Il ringraziamento del Presidente della Provincia, Emanuele Moraschini
“Considero Palazzo Broletto, sede dell’Amministrazione provinciale, la casa dei Comuni, simbolo di unione e di supporto reciproco, di riferimento per tutto il nostro territorio. Ed è, quindi, fisiologica per la Provincia la vocazione alla collaborazione, al rispetto e alla pace, nell’interesse collettivo. L’impatto visivo di Peace by Peace” è forte – sottolinea il Presidente della Provincia, Emanuele Moraschini – per il tema, le dimensioni, i cromatismi delicati ma d’effetto. L’opera, però, si fa emotivamente ancor più coinvolgente nella metafora della sua realizzazione: le pezze cucite tra loro a formare un’unica trama e il processo di sbiancamento del tessuto grigio attraverso la candeggina, per delineare le figure di due bambini, che ci porta a pensare come, nella distruzione ci sia la possibilità di fare affiorare il bello. È una richiesta-necessità di pace urlata dal più profondo che speriamo possa efficacemente diffondere la sua eco il più lontano possibile e trovare una risposta concreta. E siamo grati a Michele Battagliola che ci offre uno spunto di riflessione che si fa terremoto delle coscienze e ci richiama fortemente al vivere civile, la cui forma, spesso, risulta sbiadita da egoismi e chimere.

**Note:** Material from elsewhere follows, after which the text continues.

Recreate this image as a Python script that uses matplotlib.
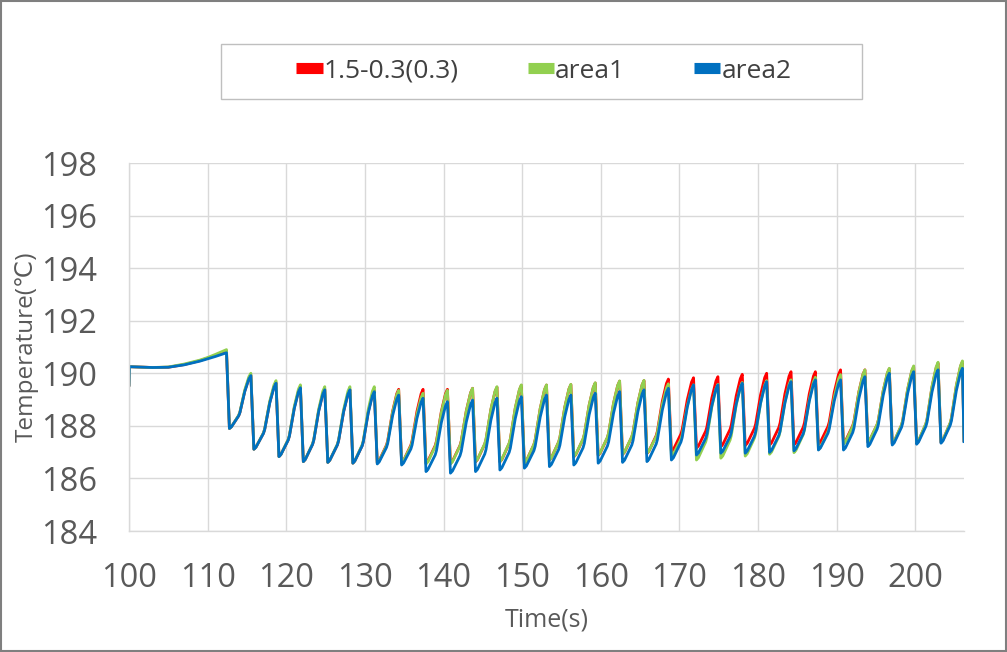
import matplotlib
matplotlib.use("Agg")
import matplotlib.pyplot as plt
from matplotlib.lines import Line2D
from matplotlib.patches import Rectangle

# ---------------- data ----------------
series_names = ["1.5-0.3(0.3)", "area1", "area2"]
series_colors = ["#FF0000", "#92D050", "#0070C0"]

init_t = [100.0, 100.05, 103, 105, 107, 109, 110, 111, 112.4]
red_init = [189.55, 190.25, 190.22, 190.23, 190.33, 190.48, 190.58, 190.68, 190.85]
green_init = [189.55, 190.25, 190.22, 190.24, 190.35, 190.50, 190.60, 190.72, 190.90]
blue_init = [189.55, 190.25, 190.22, 190.23, 190.32, 190.46, 190.55, 190.64, 190.78]

peak_t = [115.5, 118.7, 121.8, 124.9, 128.1, 131.2, 134.3, 137.4, 140.5, 143.7,
          146.8, 149.9, 153.1, 156.2, 159.3, 162.4, 165.5, 168.6, 171.8, 174.9,
          178.0, 181.1, 184.2, 187.3, 190.5, 193.6, 196.7, 199.8, 202.9, 206.0]

red_peak = [189.93, 189.65, 189.48, 189.40, 189.38, 189.35, 189.39, 189.39, 189.39, 189.43,
            189.47, 189.54, 189.55, 189.57, 189.63, 189.70, 189.72, 189.78, 189.83, 189.87,
            189.96, 190.00, 190.06, 190.06, 190.13, 190.13, 190.17, 190.25, 190.38, 190.44]
red_trough = [187.90, 187.11, 186.83, 186.64, 186.61, 186.58, 186.60, 186.60, 186.58, 186.57,
              186.63, 186.63, 186.58, 186.70, 186.82, 186.88, 186.91, 186.95, 187.02, 187.15,
              187.21, 187.25, 187.27, 187.28, 187.30, 187.34, 187.38, 187.32, 187.34, 187.37]
red_end = 187.44

green_peak = [190.00, 189.72, 189.56, 189.49, 189.49, 189.49, 189.35, 189.24, 189.35, 189.43,
              189.49, 189.56, 189.56, 189.58, 189.64, 189.71, 189.73, 189.60, 189.56, 189.58,
              189.65, 189.72, 189.75, 189.85, 189.95, 190.13, 190.19, 190.28, 190.42, 190.47]
green_trough = [187.90, 187.11, 186.83, 186.64, 186.61, 186.58, 186.58, 186.60, 186.55, 186.55,
                186.64, 186.64, 186.58, 186.70, 186.83, 186.89, 186.92, 186.96, 186.85, 186.70,
                186.77, 186.85, 186.92, 186.98, 187.10, 187.30, 187.38, 187.33, 187.35, 187.38]
green_end = 187.45

blue_peak = [189.91, 189.62, 189.45, 189.37, 189.37, 189.30, 189.17, 189.05, 188.92, 188.98,
             189.05, 189.11, 189.17, 189.17, 189.24, 189.30, 189.37, 189.43, 189.56, 189.56,
             189.62, 189.68, 189.68, 189.75, 189.75, 189.87, 190.00, 190.06, 190.13, 190.19]
blue_trough = [187.90, 187.11, 186.83, 186.64, 186.61, 186.58, 186.55, 186.51, 186.26, 186.20,
               186.26, 186.32, 186.39, 186.45, 186.51, 186.58, 186.61, 186.64, 186.70, 186.89,
               186.96, 186.96, 186.99, 187.05, 187.08, 187.08, 187.21, 187.27, 187.30, 187.34]
blue_end = 187.40

t_end = 206.2

# shape of one cycle (fraction of cycle time, fraction of rise trough->peak)
SHAPE_DT = [0.12, 0.20, 0.50, 0.55, 0.75, 0.92, 1.0]
SHAPE_FRAC = [0.0, 0.03, 0.24, 0.30, 0.70, 0.94, 1.0]

x_ticks = list(range(100, 201, 10))
y_ticks = list(range(184, 199, 2))


def build(init_v, peaks, troughs, end_v):
    ts = list(init_t)
    vs = list(init_v)
    starts = [init_t[-1]] + peak_t[:-1]
    for k in range(len(peak_t)):
        t0, t1 = starts[k], peak_t[k]
        P = t1 - t0
        tr, pk = troughs[k], peaks[k]
        for d, f in zip(SHAPE_DT, SHAPE_FRAC):
            ts.append(t0 + d * P)
            vs.append(tr + f * (pk - tr))
    ts.append(t_end)
    vs.append(end_v)
    return ts, vs


series = [build(red_init, red_peak, red_trough, red_end),
          build(green_init, green_peak, green_trough, green_end),
          build(blue_init, blue_peak, blue_trough, blue_end)]

# ---------------- figure ----------------
plt.rcParams['font.family'] = ['Open Sans', 'DejaVu Sans']
W, H = 1007, 652
fig = plt.figure(figsize=(W / 100, H / 100), dpi=100)
fig.patch.set_facecolor("white")

ax = fig.add_axes([129 / W, 1 - 531 / H, (964 - 129) / W, (531 - 163) / H])
for (ts, vs), c, n in zip(series, series_colors, series_names):
    ax.plot(ts, vs, color=c, lw=2.0, label=n, solid_joinstyle='round')

ax.set_xlim(100, t_end)
ax.set_ylim(184, 198)
ax.set_xticks(x_ticks)
ax.set_yticks(y_ticks)
ax.grid(True, color="#D9D9D9", lw=1)
ax.set_axisbelow(True)
for s in ["top", "right"]:
    ax.spines[s].set_visible(False)
for s in ["left", "bottom"]:
    ax.spines[s].set_color("#D9D9D9")
    ax.spines[s].set_linewidth(1)
ax.tick_params(axis='both', length=0, labelsize=23.5, colors="#595959")
ax.tick_params(axis='x', pad=22)
ax.tick_params(axis='y', pad=23)
ax.set_xlabel("Time(s)", fontsize=18, color="#595959", labelpad=9)
ax.set_ylabel("Temperature(℃)", fontsize=17.5, color="#595959")
ax.yaxis.set_label_coords(-0.108, 0.5)

# legend box
fig.patches.append(Rectangle((221 / W, 1 - 99 / H), (862 - 221) / W, (99 - 44) / H,
                             transform=fig.transFigure, fill=True, facecolor="white",
                             edgecolor="#BFBFBF", lw=1))
handles = [Line2D([0], [0], color=c, lw=8, solid_capstyle='butt') for c in series_colors]
fig.legend(handles, series_names, loc="center", ncol=3, frameon=False,
           bbox_to_anchor=(544 / W, 1 - 71 / H), fontsize=19, handlelength=1.0,
           handletextpad=0.05, columnspacing=2.6, labelcolor="#404040")

# outer border
fig.patches.append(Rectangle((0.001, 0.001), 0.998, 0.998, transform=fig.transFigure,
                             fill=False, edgecolor="#7F7F7F", lw=1.5))

fig.savefig("out.png", dpi=100)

Un grazie anche al curatore Davide Dotti che, con la sensibilità che da sempre lo contraddistingue, ha dato vita ad un nuovo progetto artistico che diventa un dono prezioso per la nostra comunità e per quanti vengono a scoprire il nostro territorio”.
L’artista
Michele Battagliola (Brescia, 1999) è un artista che è riuscito a fare dell’insolito incontro tra tessuti e candeggina il proprio “marchio di fabbrica”. Da sempre affascinato dalla urban culture, si interfaccia a questo linguaggio – da lui sempre sottovalutato – per pura casualità. È stato infatti rovesciando accidentalmente della salsa di soia sulla tovaglia di un ristorante che Michele ha compreso l’infinita potenzialità espressiva del disegno sul tessuto. Inizia così un lungo e incessante periodo di ricerca, volto a trovare l’agente perfetto in grado di dare un volto e una forma a quelle immagini che costantemente colpivano la sua sensibilità. In seguito a sperimentazioni con sughi e salse di diversa tipologia, decide di affidarsi a chi di tessuti se ne intende davvero; così, passando da una lavanderia all’altra, comprende come il suo lavoro non dovesse muoversi per aggiunta di materiali al supporto, bensì per sottrazione. Subentra quindi all’interno della sua produzione artistica la candeggina, il “contro-agente” presumibilmente più difficile da gestire ma che, se utilizzato con maestria e studiato attentamente a partire dalla struttura molecolare dei suoi componenti, è in grado di generare forme e colorazioni uniche. Dichiaratamente lontano da chi guarda alla propria produzione artistica come semplice prodotto a fine di lucro, Michele vive la sua arte come mero medium espressivo, da intendere da un punto di vista prettamente personale. Proprio per queste ragioni, i suoi variopinti tessuti non si trovano appesi all’interno di gallerie d’arte, bensì per le strade della sua città, il luogo ideale in cui si realizza e si consuma il legame empatico che si deve instaurare tra l’artista e il suo pubblico. Fondamentali sono i concetti di collettività e condivisione, conditio sine qua non della Street Art. Michele ha trovato infatti un modo singolare di mostrare le sue opere, lasciando sporadicamente velluti e frammenti di stoffe tra le vie del centro storico di Brescia, permettendo loro di entrare a tutti gli effetti all’interno del contesto urbano. Tra i suoi interventi di Street Art più recenti si segnala: “Al banco” in Piazza Vittoria; “Stop the violence” in Piazzetta Bruno Boni; “Evolution are you sure” in Piazza Garibaldi; e il murales in ricordo di Carlo Mazzone in Corso Garibaldi 19, sempre a Brescia.